Pour rompre avec cette dépendance, l’expert plaide pour une montée en puissance décisive des EnR. Le Royaume a déjà mis en œuvre des projets structurants, notamment le complexe solaire Noor Ouarzazate, inauguré en 2016 et déployé sur plus de 3.000 ha avec plusieurs technologies solaires complémentaires; les parcs éoliens tels que Tarfaya (300 MW) et d’autres sites dans le nord; et un ambitieux programme d’hydrogène vert chiffré à 32,5 milliards de dollars visant la production d’ammoniac vert, d’acier et de carburants bas carbone. Toutefois, Boiti insiste: «Ces projets témoignent de notre capacité à innover, mais face aux fluctuations du marché mondial des hydrocarbures et à l’instabilité géopolitique dans le Golfe, le Maroc doit passer à la vitesse supérieure».

Gérer la variabilité de ces EnR est un défi technique et financier probant. C’est pourquoi, en parallèle, le Royaume a lancé plusieurs initiatives de stockage qui pourraient permettre de soutenir la viabilité électrique produite par les énergies renouvelables et ainsi faire face en cas d’escalade de la crise. On peut citer la mise en œuvre récente de la plateforme Morocco Energy Storage Testbed Project, portée par l’Agence marocaine pour l’énergie durable (MASEN). Ou encore l’exploitation des importantes réserves de phosphate pour développer des batteries lithium-ion à haute densité énergétique, à faible auto-décharge et longue durée de vie. Il y a aussi le projet HVDC reliant Dakhla à Casablanca pour transporter 3.000 MW d’électricité verte sur 1.400 km; et le recours à des centrales thermiques à gaz en appoint pour stabiliser le réseau en cas de baisse de la production renouvelable.

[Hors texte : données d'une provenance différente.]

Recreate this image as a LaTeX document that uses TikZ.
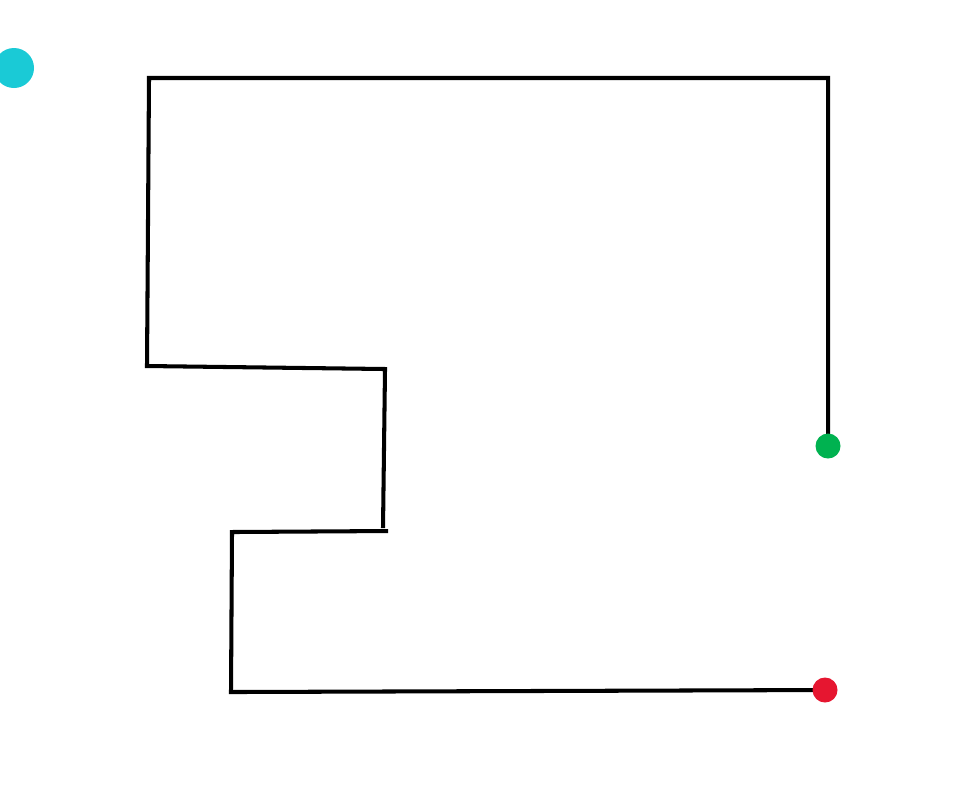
\documentclass[tikz,border=0pt]{standalone}
\usepackage{xcolor}
\usepackage{tikz}
\definecolor{dotcyan}{RGB}{26, 202, 214}
\definecolor{dotgreen}{RGB}{0, 178, 80}
\definecolor{dotred}{RGB}{230, 22, 48}

\begin{document}
\begin{tikzpicture}[
    x=0.01cm, y=-0.01cm,
    wall/.style={line width=1.15pt, black},
    dot/.style={circle, inner sep=0pt, draw=none}
  ]
    \clip (0,0) rectangle (965,787);
    \fill[white] (0,0) rectangle (965,787);
    % corners of the line
    \coordinate (c1) at (828,78);
    \coordinate (c2) at (149,78);
    \coordinate (c3) at (147,366);
    \coordinate (c4) at (385,369);
    \coordinate (c5) at (383,528);
    \coordinate (c6) at (388,531);
    \coordinate (c7) at (232,532);
    \coordinate (c8) at (231,692);
    \coordinate (gs) at (828,446);
    \coordinate (re) at (825,690);
    \draw[wall] (gs) -- (c1) -- (c2) -- (c3) -- (c4) -- (c5);
    \draw[wall] (c6) -- (c7) -- (c8) -- (re);
    % dots
    \node[dot, fill=dotcyan, minimum size=0.40cm] (start) at (14,68) {};
    \node[dot, fill=dotgreen, minimum size=0.25cm] (green) at (gs) {};
    \node[dot, fill=dotred, minimum size=0.25cm] (red) at (re) {};
  \end{tikzpicture}
\end{document}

Mohamed Boiti explique que «l’accélération des investissements dans le stockage et la flexibilité est cruciale pour que les EnR passent de statut de compléments à celui de pilier fiable de notre mix énergétique».

Par ailleurs, la gouvernance et la souveraineté technologique doivent être repensées. Il s’agit de réorienter les subventions des énergies fossiles vers les technologies propres, d’encourager les partenariats public-privé pour soutenir les projets solaires, éoliens et de stockage, et d’investir dans la fabrication locale de panneaux et de batteries. Il est aussi essentiel d’impliquer les acteurs locaux par la décentralisation de la production. Les micro-projets solaires dans l’agriculture, la cogénération industrielle et l’autoproduction dans les zones urbaines et rurales créent un maillage énergétique plus résilient et participatif. «Réformer la fiscalité énergétique et sensibiliser les ménages et entreprises à l’efficacité énergétique sont des mesures urgentes», ajoute Boiti. En outre, diversifier les approvisionnements fossiles restants, par exemple en multipliant les sources de GNL hors du Moyen-Orient, peut offrir une couverture transitoire, mais ne constitue pas une solution pérenne. Le cœur de la stratégie doit être de réduire progressivement la part des hydrocarbures, tout en consolidant des infrastructures vertes robustes.

Si le Maroc réussit ce tournant, il pourra transformer la crise géopolitique en opportunités : affirmer un leadership régional en exportant de l’électricité verte, valoriser son atout géographique et ses ressources naturelles (soleil, vent, phosphate), et créer un modèle économique moins soumis aux soubresauts des marchés pétroliers. Mais, comme le conclut Mohamed Boiti, «tant que les hydrocarbures continueront de dicter notre destin énergétique, le Maroc restera exposé aux vents de la géopolitique».